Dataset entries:
--

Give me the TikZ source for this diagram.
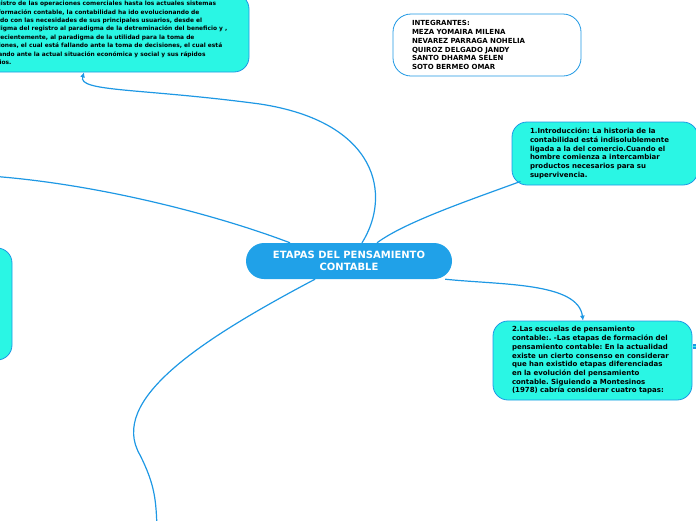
\documentclass[tikz,border=0pt]{standalone}
\usepackage{fontspec}
\setmainfont{DejaVu Sans}
\usepackage{tikz}
\usetikzlibrary{arrows.meta}
\definecolor{linkblue}{RGB}{30, 152, 228}
\definecolor{topicblue}{RGB}{32, 161, 232}
\definecolor{subcyan}{RGB}{42, 246, 228}
\frenchspacing

\begin{document}
\begin{tikzpicture}[x=1pt, y=-1pt,
  subtopic/.style={draw=linkblue, fill=subcyan, line width=0.8pt, rounded corners=15pt,
    align=left, inner ysep=0pt, font=\fontsize{7}{8.7}\selectfont\bfseries},
  maintopic/.style={draw=none, fill=topicblue, rounded corners=18pt, text=white,
    align=center, minimum width=206pt, minimum height=36pt, inner sep=0pt,
    font=\fontsize{10}{12}\selectfont\bfseries},
  members/.style={draw=linkblue, fill=white, line width=0.8pt, rounded corners=18pt,
    align=left, inner ysep=0pt, font=\fontsize{7}{8.9}\selectfont\bfseries},
  link/.style={draw=linkblue, line width=1.2pt}]
\useasboundingbox (0,0) rectangle (696,520);
\node[maintopic] (etapas) at (349,261) {ETAPAS DEL PENSAMIENTO\\CONTABLE};
\node[subtopic, minimum width=289pt, minimum height=78pt, font=\fontsize{5.9}{8.45}\selectfont\bfseries] (historia) at (104.5,33)
  {el registro de las operaciones comerciales hasta los actuales sistemas\\
   de información contable, la contabilidad ha ido evolucionando de\\
   acuerdo con las necesidades de sus principales usuarios, desde el\\
   paradigma del registro al paradigma de la detreminación del beneficio y ,\\
   más recientemente, al paradigma de la utilidad para la toma de\\
   decisiones, el cual está fallando ante la toma de decisiones, el cual está\\
   quedando ante la actual situación económica y social y sus rápidos\\
   cambios.};
\node[members, text width=150pt, inner xsep=19pt, minimum height=62pt] (integrantes) at (487,45)
  {INTEGRANTES:\\
   MEZA YOMAIRA MILENA\\
   NEVAREZ PARRAGA NOHELIA\\
   QUIROZ DELGADO JANDY\\
   SANTO DHARMA SELEN\\
   SOTO BERMEO OMAR};
\node[subtopic, text width=150pt, inner xsep=18pt, minimum height=63pt] (intro) at (605,153.5)
  {1.Introducción: La historia de la\\
   contabilidad está indisolublemente\\
   ligada a la del comercio.Cuando el\\
   hombre comienza a intercambiar\\
   productos necesarios para su\\
   supervivencia.};
\node[subtopic, text width=161pt, inner xsep=19pt, minimum height=79pt] (escuelas) at (592.5,360.5)
  {2.Las escuelas de pensamiento\\
   contable:. -Las etapas de formación del\\
   pensamiento contable: En la actualidad\\
   existe un cierto consenso en considerar\\
   que han existido etapas diferenciadas\\
   en la evolución del pensamiento\\
   contable. Siguiendo a Montesinos\\
   (1978) cabría considerar cuatro tapas:};
\node[subtopic, minimum width=112pt, minimum height=112pt] (izquierda) at (-44,304) {};
\fill[linkblue] (693,344) rectangle (697,349);
\fill[subcyan] (693,346) rectangle (697,347);
\coordinate (fueraizq) at (-10,176);
\coordinate (fueraabajo) at (157,528);
\draw[link, -{Latex[length=5pt, width=5pt]}] ([xshift=13pt]etapas.north)
  .. controls (392,195) and (378,122) .. (260,104)
  .. controls (140,88) and (78,92) .. ([xshift=-20.5pt]historia.south);
\draw[link] ([xshift=28pt]etapas.north) .. controls (405,222) and (470,200) .. ([xshift=9pt, yshift=4pt]intro.south west);
\draw[link, -{Latex[length=5pt, width=5pt]}] ([xshift=-7pt]etapas.south east)
  .. controls (500,285) and (578,282) .. ([xshift=-9.5pt]escuelas.north);
\draw[link] ([xshift=-59pt]etapas.north) .. controls (220,216) and (100,184) .. (fueraizq);
\draw[link] ([xshift=-34pt]etapas.south)
  .. controls (200,340) and (108,400) .. (140,455)
  .. controls (155,485) and (156,500) .. (fueraabajo);
\end{tikzpicture}
\end{document}
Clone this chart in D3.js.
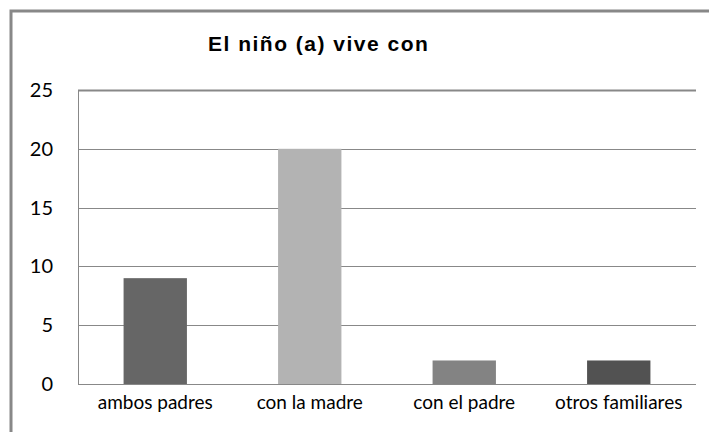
<!DOCTYPE html>
<meta charset="utf-8">
<script src="https://d3js.org/d3.v7.min.js"></script>
<style>
  body { margin: 0; background: #fff; }
</style>
<div id="my_dataviz"></div>
<script>

// data
var categories = ["ambos padres", "con la madre", "con el padre", "otros familiares"];
var values = [9, 20, 2, 2];
var barColors = ["#666666", "#b3b3b3", "#838383", "#525252"];
var yTicks = [0, 5, 10, 15, 20, 25];
var chartTitle = "El niño (a) vive con";

var W = 709, H = 432;
var margin = {top: 90, right: 13, bottom: 48, left: 78},
    width = W - margin.left - margin.right,
    height = H - margin.top - margin.bottom;

var root = d3.select("#my_dataviz")
  .append("svg")
    .attr("width", W)
    .attr("height", H);

// outer chart frame (runs off the right and bottom edges)
root.append("rect")
    .attr("x", 11)
    .attr("y", 11)
    .attr("width", W + 20)
    .attr("height", H + 20)
    .style("fill", "none")
    .style("stroke", "#888")
    .style("stroke-width", 3);

root.append("text")
    .attr("x", 208)
    .attr("y", 51)
    .style("font-family", "Liberation Sans, Arial, sans-serif")
    .style("font-size", "21px")
    .style("font-weight", "bold")
    .style("letter-spacing", "1.5px")
    .text(chartTitle);

var svg = root.append("g")
    .attr("transform", "translate(" + margin.left + "," + margin.top + ")");

var x = d3.scaleBand()
  .domain(categories)
  .range([0, width])
  .paddingInner(0.59)
  .paddingOuter(0.295);

var y = d3.scaleLinear()
  .domain([0, 25])
  .range([height, 0]);

// gridlines
svg.append("g")
  .selectAll("line")
  .data(yTicks)
  .enter()
  .append("line")
    .attr("x1", 0)
    .attr("x2", width)
    .attr("y1", function(d) { return Math.round(y(d)) + 0.5; })
    .attr("y2", function(d) { return Math.round(y(d)) + 0.5; })
    .style("stroke", "#888")
    .style("stroke-width", function(d) { return d === 25 ? 2 : 1; });

// left vertical line of plot area
svg.append("line")
    .attr("x1", 0.5).attr("x2", 0.5)
    .attr("y1", y(25)).attr("y2", y(0))
    .style("stroke", "#888");

// bars
svg.selectAll("rect.bar")
  .data(values)
  .enter()
  .append("rect")
    .attr("class", "bar")
    .attr("x", function(d, i) { return x(categories[i]); })
    .attr("y", function(d) { return y(d); })
    .attr("width", x.bandwidth())
    .attr("height", function(d) { return height - y(d); })
    .style("fill", function(d, i) { return barColors[i]; });

// y tick labels
svg.append("g")
  .selectAll("text")
  .data(yTicks)
  .enter()
  .append("text")
    .attr("x", -25)
    .attr("y", function(d) { return y(d); })
    .attr("dy", "0.35em")
    .attr("text-anchor", "end")
    .style("font-family", "Lato, sans-serif")
    .style("font-size", "20px")
    .style("fill", "#000")
    .text(function(d) { return d; });

// x labels
svg.append("g")
  .selectAll("text")
  .data(categories)
  .enter()
  .append("text")
    .attr("x", function(d) { return x(d) + x.bandwidth() / 2; })
    .attr("y", height + 25)
    .attr("text-anchor", "middle")
    .style("font-family", "Lato, sans-serif")
    .style("font-size", "19px")
    .style("fill", "#000")
    .text(function(d) { return d; });

</script>
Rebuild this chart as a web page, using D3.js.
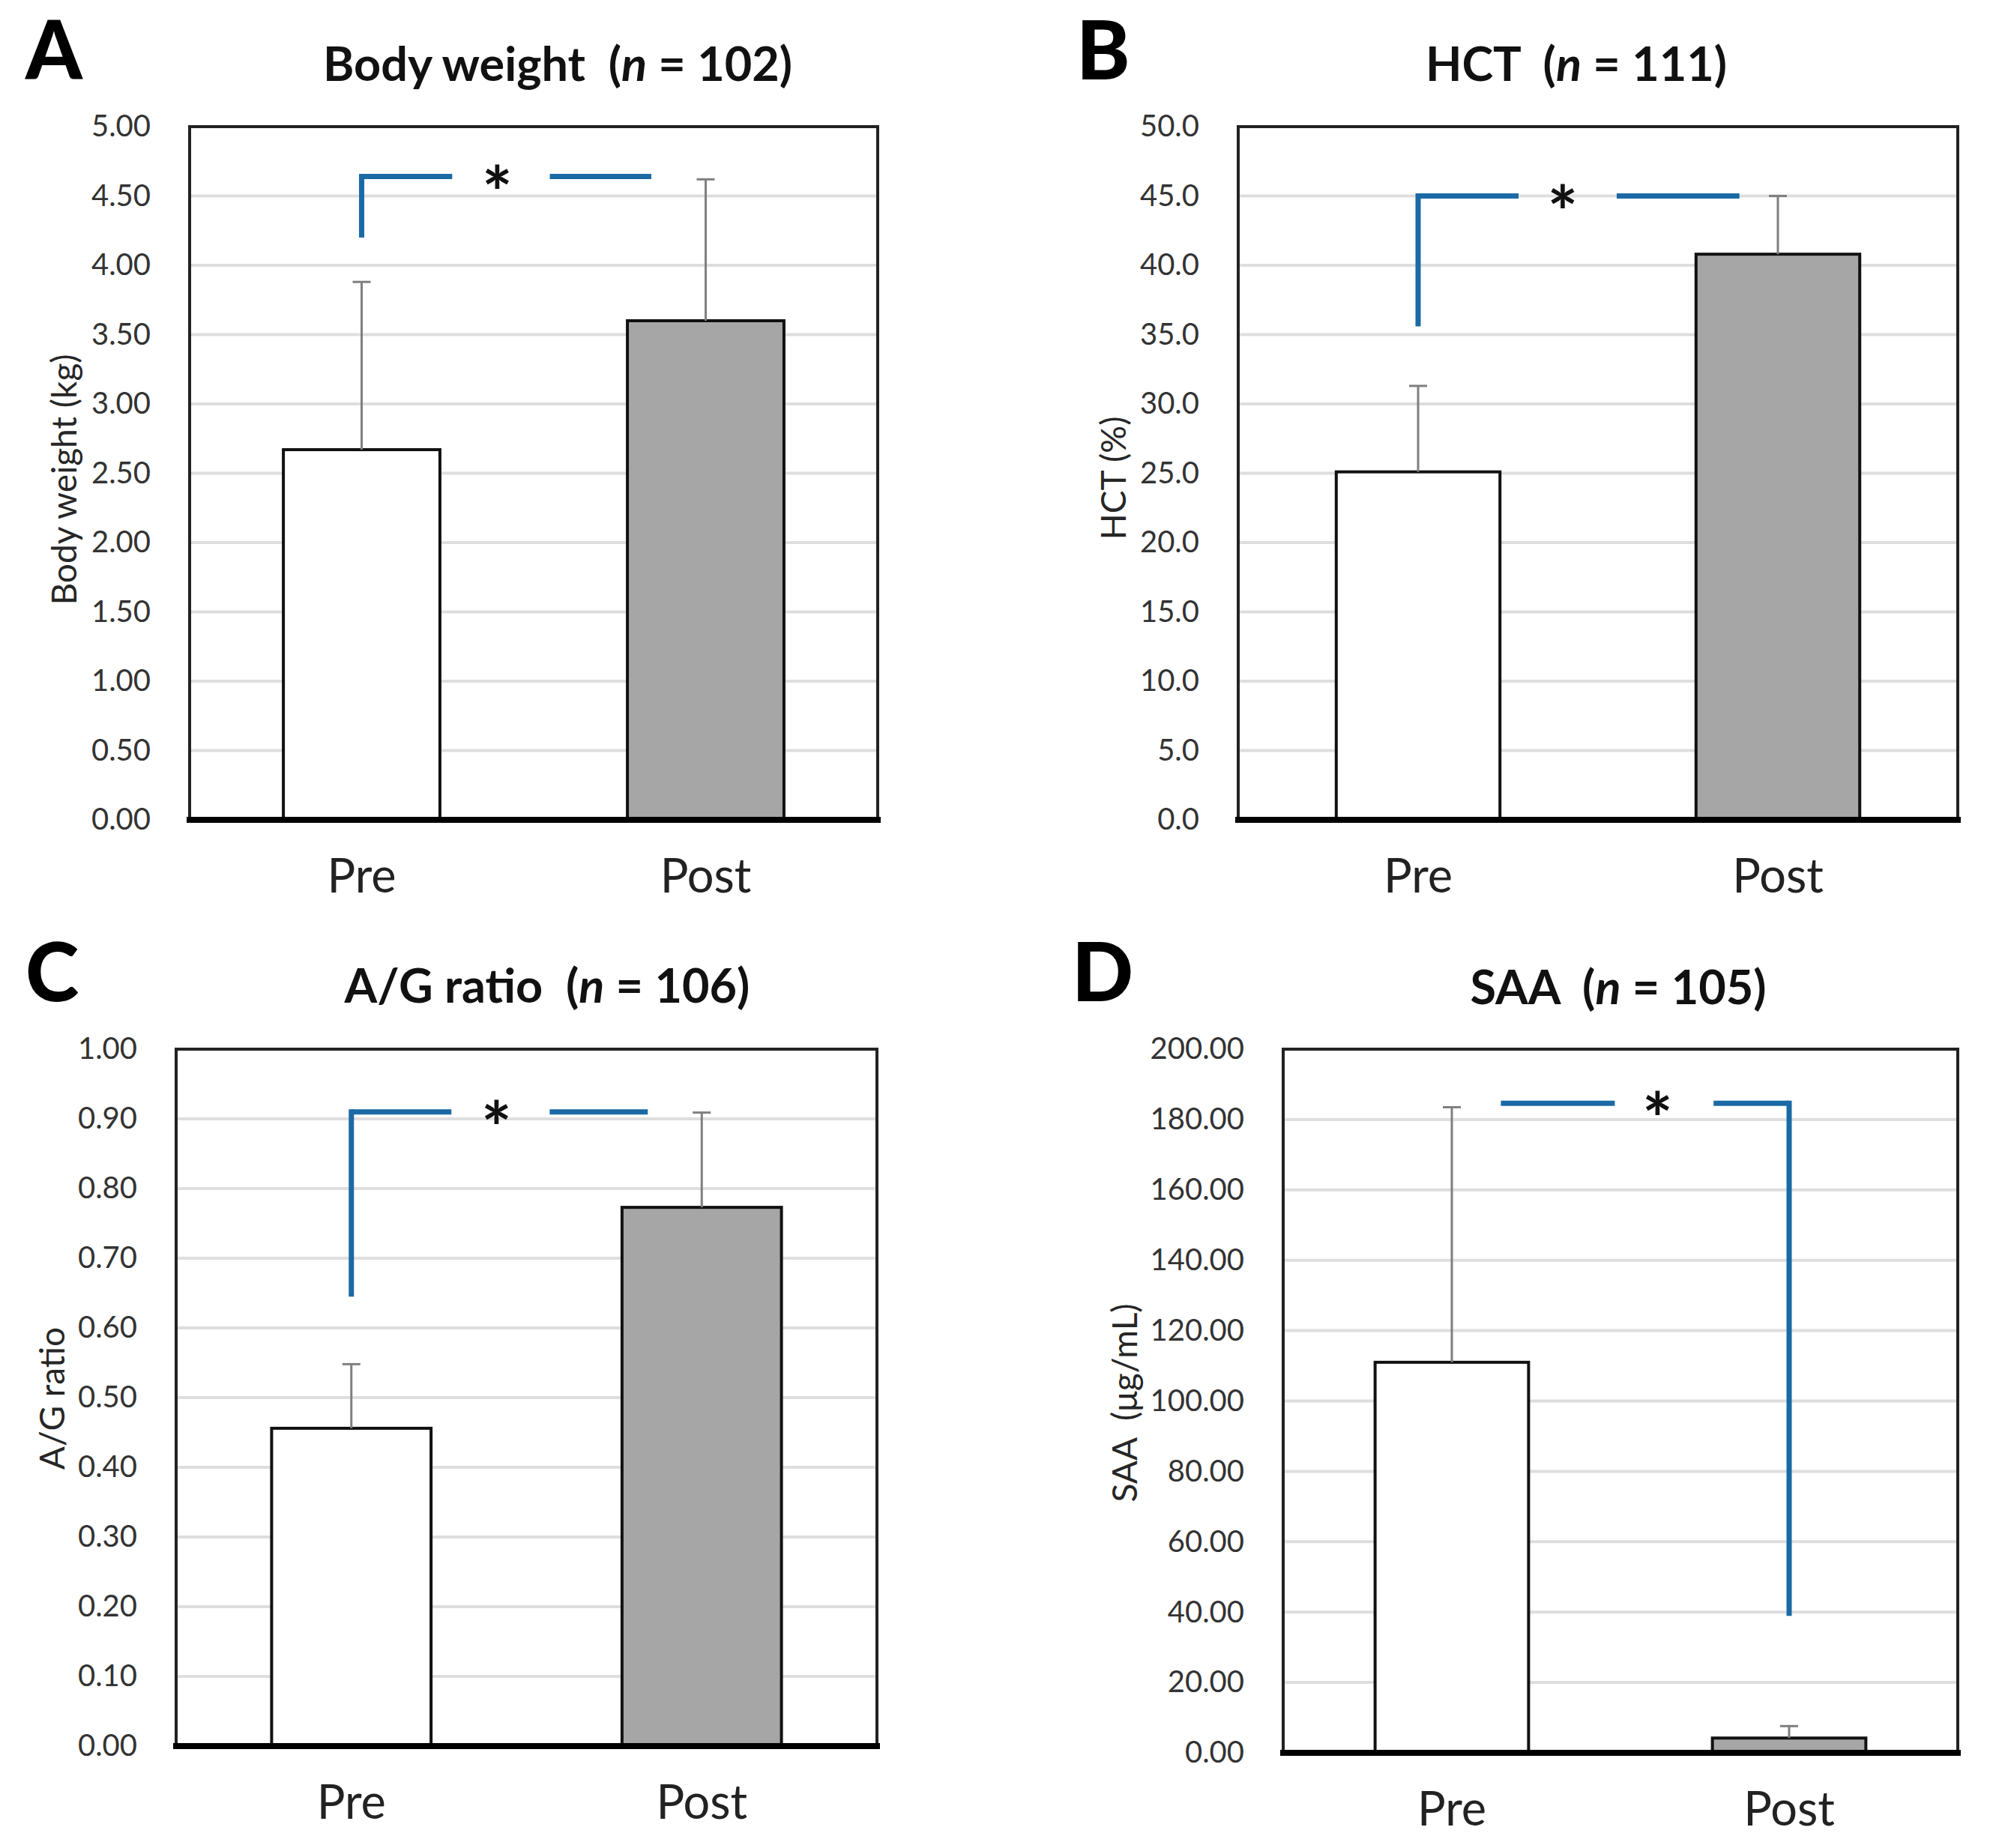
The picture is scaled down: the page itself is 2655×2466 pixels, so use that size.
<!DOCTYPE html>
<html>
<head>
<meta charset="utf-8">
<script src="https://cdn.jsdelivr.net/npm/d3@7"></script>
<style>
  body { margin: 0; background: #fff; }
  text { font-family: Lato, "Open Sans", sans-serif; }
</style>
</head>
<body>
<script>
// data
const categories = ["Pre", "Post"];
const panelLetters = ["A", "B", "C", "D"];
const titleNames = ["Body weight", "HCT", "A/G ratio", "SAA"];
const nValues = [102, 111, 106, 105];
const yLabels = ["Body weight (kg)", "HCT (%)", "A/G ratio", "SAA  (\u03bcg/mL)"];
const preMeans = [2.67, 25.1, 0.456, 111.0];
const postMeans = [3.60, 40.8, 0.773, 4.2];
const preErrTops = [3.88, 31.3, 0.548, 183.5];
const postErrTops = [4.62, 45.0, 0.909, 7.6];
const yMaxes = [5, 50, 1, 200];
const ySteps = [0.5, 5, 0.1, 20];
const tickFormats = [".2f", ".1f", ".2f", ".2f"];
const bracketTops = [4.64, 45.0, 0.91, 184.6];
const bracketFeet = [4.2, 35.6, 0.645, 38.9];
const bracketLegs = ["Pre", "Pre", "Pre", "Post"];

// layout of each panel (pixels)
const layout = [
    { x0: 253, x1: 1171, y0: 169, y1: 1094, titleX: 744, titleY: 108, letterX: 34, letterY: 106, labX: 84, labY: 640,
      gaps: [0.2535, 0.3816, 0.447, 0.5235, 0.671] },
    { x0: 1652, x1: 2612, y0: 169, y1: 1094, titleX: 2103, titleY: 108, letterX: 1436, letterY: 106, labX: 1484, labY: 638,
      gaps: [0.2533, 0.3896, 0.451, 0.526, 0.6966] },
    { x0: 235, x1: 1170, y0: 1400, y1: 2330, titleX: 730, titleY: 1338, letterX: 34, letterY: 1336, labX: 68, labY: 1866,
      gaps: [0.2525, 0.3928, 0.457, 0.533, 0.673] },
    { x0: 1712, x1: 2612, y0: 1400, y1: 2339, titleX: 2159, titleY: 1340, letterX: 1430, letterY: 1336, labX: 1499, labY: 1872,
      gaps: [0.3227, 0.4916, 0.555, 0.638, 0.7477] },
];

const blue = "#1b6aa5";

const svg = d3
    .select("body")
    .append("svg")
    .attr("width", 2655)
    .attr("height", 2466);

layout.forEach(function (L, i) {
    const w = L.x1 - L.x0;
    const g = svg.append("g");

    const x = d3.scaleBand().domain(categories).range([L.x0, L.x1]).paddingInner(0.545).paddingOuter(0.2725);
    const fx = d3.scaleLinear().domain([0, 1]).range([L.x0, L.x1]);
    const y = d3.scaleLinear().domain([0, yMaxes[i]]).range([L.y1, L.y0]);
    const ticks = d3.range(0, yMaxes[i] + ySteps[i] / 2, ySteps[i]);

    // gridlines
    g.selectAll(".grid")
        .data(ticks.filter((t, k) => k > 0 && k < ticks.length - 1))
        .enter()
        .append("line")
        .attr("x1", L.x0)
        .attr("x2", L.x1)
        .attr("y1", (d) => y(d))
        .attr("y2", (d) => y(d))
        .style("stroke", "#dedede")
        .style("stroke-width", 4);

    // bars
    const means = [preMeans[i], postMeans[i]];
    const tops = [preErrTops[i], postErrTops[i]];
    g.selectAll(".bar")
        .data(categories)
        .enter()
        .append("rect")
        .attr("x", (d) => x(d))
        .attr("y", (d, k) => y(means[k]))
        .attr("width", x.bandwidth())
        .attr("height", (d, k) => L.y1 - y(means[k]))
        .style("fill", (d, k) => (k === 0 ? "#ffffff" : "#a6a6a6"))
        .style("stroke", "#111")
        .style("stroke-width", 4);

    // error bars
    categories.forEach(function (c, k) {
        const cx = x(c) + x.bandwidth() / 2;
        g.append("line")
            .attr("x1", cx).attr("x2", cx)
            .attr("y1", y(means[k])).attr("y2", y(tops[k]))
            .style("stroke", "#7f7f7f").style("stroke-width", 3);
        g.append("line")
            .attr("x1", cx - 12).attr("x2", cx + 12)
            .attr("y1", y(tops[k])).attr("y2", y(tops[k]))
            .style("stroke", "#7f7f7f").style("stroke-width", 3);
    });

    // frame and base line
    g.append("rect")
        .attr("x", L.x0).attr("y", L.y0)
        .attr("width", w).attr("height", L.y1 - L.y0)
        .style("fill", "none").style("stroke", "#222").style("stroke-width", 4);
    g.append("line")
        .attr("x1", L.x0 - 4).attr("x2", L.x1 + 4)
        .attr("y1", L.y1).attr("y2", L.y1)
        .style("stroke", "#000").style("stroke-width", 8);

    // y axis labels
    const yAxis = g.append("g")
        .attr("transform", "translate(" + L.x0 + ",0)")
        .call(d3.axisLeft(y).tickValues(ticks).tickSize(0).tickPadding(52).tickFormat(d3.format(tickFormats[i])));
    yAxis.select(".domain").remove();
    yAxis.selectAll("text")
        .style("font-family", "Lato, sans-serif")
        .style("font-size", "40px")
        .style("fill", "#333");

    // x axis labels
    const xAxis = g.append("g")
        .attr("transform", "translate(0," + L.y1 + ")")
        .call(d3.axisBottom(x).tickSize(0).tickPadding(52));
    xAxis.select(".domain").remove();
    xAxis.selectAll("text")
        .style("font-family", "Lato, sans-serif")
        .style("font-size", "63px")
        .style("fill", "#222");

    // significance bracket
    const legX = x(bracketLegs[i]) + x.bandwidth() / 2;
    const ty = y(bracketTops[i]);
    const gp = L.gaps;
    const leftStart = bracketLegs[i] === "Pre" ? legX : fx(gp[0]);
    const rightEnd = bracketLegs[i] === "Post" ? legX : fx(gp[4]);
    g.append("line")
        .attr("x1", leftStart).attr("x2", fx(gp[1]))
        .attr("y1", ty).attr("y2", ty)
        .style("stroke", blue).style("stroke-width", 7);
    g.append("line")
        .attr("x1", fx(gp[3])).attr("x2", rightEnd)
        .attr("y1", ty).attr("y2", ty)
        .style("stroke", blue).style("stroke-width", 7);
    g.append("line")
        .attr("x1", legX).attr("x2", legX)
        .attr("y1", ty - 3.5).attr("y2", y(bracketFeet[i]))
        .style("stroke", blue).style("stroke-width", 7);
    g.append("text")
        .attr("x", fx(gp[2]))
        .attr("y", ty + 56)
        .attr("text-anchor", "middle")
        .text("*")
        .style("font-weight", "bold")
        .style("font-size", "96px")
        .style("fill", "#111");

    // y axis title
    g.append("text")
        .attr("transform", "translate(" + L.labX + "," + L.labY + ") rotate(-90)")
        .attr("text-anchor", "middle")
        .attr("dominant-baseline", "central")
        .style("white-space", "pre")
        .text(yLabels[i])
        .style("font-size", "46px")
        .style("fill", "#262626");

    // chart title
    const title = g.append("text")
        .attr("x", L.titleX)
        .attr("y", L.titleY)
        .attr("text-anchor", "middle")
        .style("white-space", "pre")
        .style("font-weight", "bold")
        .style("font-size", "63px")
        .style("fill", "#111");
    title.append("tspan").text(titleNames[i] + "  (");
    title.append("tspan").style("font-style", "italic").text("n");
    title.append("tspan").text(" = " + nValues[i] + ")");

    // panel letter
    g.append("text")
        .attr("x", L.letterX)
        .attr("y", L.letterY)
        .text(panelLetters[i])
        .style("font-weight", "900")
        .style("font-size", "108px")
        .style("fill", "#000");
});
</script>
</body>
</html>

--

DESCRIPTION OF THE TASK: Which lines include "pixels"? Copy each of them out.

TASK ANSWER:
The picture is scaled down: the page itself is 2655×2466 pixels, so use that size.
// layout of each panel (pixels)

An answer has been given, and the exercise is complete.